Despite strong online rhetoric and a planned counterprotest, security outside of Phillips’ talk was light. Attendees freely entered the building, stopping only briefly to have their identity verified by a Turning Point USA member. Meanwhile, there was a heavy police presence several blocks over at the counterprotest.

Courtesy of JURIST. University of Pittsburgh police gather on the steps of the Cathedral of Learning during the March 24 counterprotest.

About an hour before the start of Phillips’ event, approximately 300 protesters gathered in front of one of Pitt’s main buildings, known as the Cathedral of Learning. The counterprotest consisted of a mix of community members and students from Pitt and other universities, with students making up the bulk of those attending.

For almost two hours, protesters took turns between listening to speeches and chanting. There were frequent condemnations of Pitt’s handling of the three conservative events, which one organizer described as “directly connected to backwards-looking, regressive policies.” Protesters argued that Pitt should have done more to prevent the events from occurring and protect the trans community. One organizer explained that the counterprotest came together once organizers realized the university would not move to cancel the events. “It’s easy to be complacent,” they explained, “[But] we’ve got to do something, and that starts here.”

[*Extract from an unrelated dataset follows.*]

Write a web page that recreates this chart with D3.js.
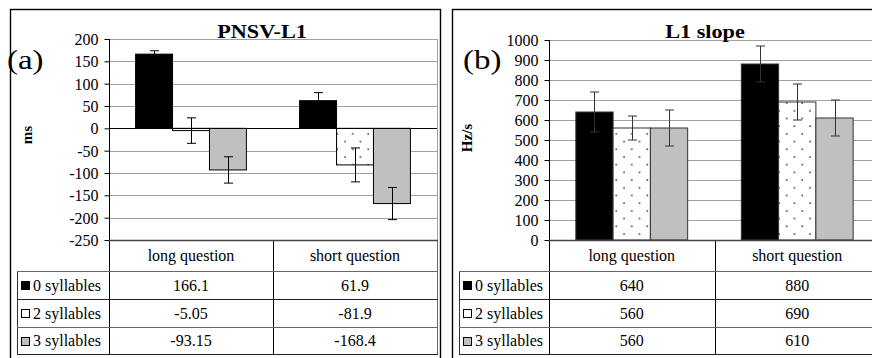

One protester told JURIST:

[I]t infuriates and scares me that there are these people and far-right forces that are taking advantages of the opening they have to whip up fear and alienate and try to take advantage of the fact that people are suffering right now and are scared and isolated without a way forward. It is through this kind of thing, these kinds of rallies, coming together and showing up—outnumbering them ten hundred to one—to outweigh and completely deflate them.

Courtesy of JURIST. Protesters gather outside of the Cathedral of Learning on March 24.

Meanwhile, a few blocks away shortly after 7:00 PM EDT, Phillips entered the venue to begin his talk. He was greeted by an audience of approximately 60 people. However, not all 60 attendees were there to listen to Phillips. As he began to talk, half of the attendees began speaking over Phillips as a form of counterprotest. One of the protesters from inside the venue told JURIST, “What we did is we got a bunch of queer people and activists to sit there and we decided to just talk over them.”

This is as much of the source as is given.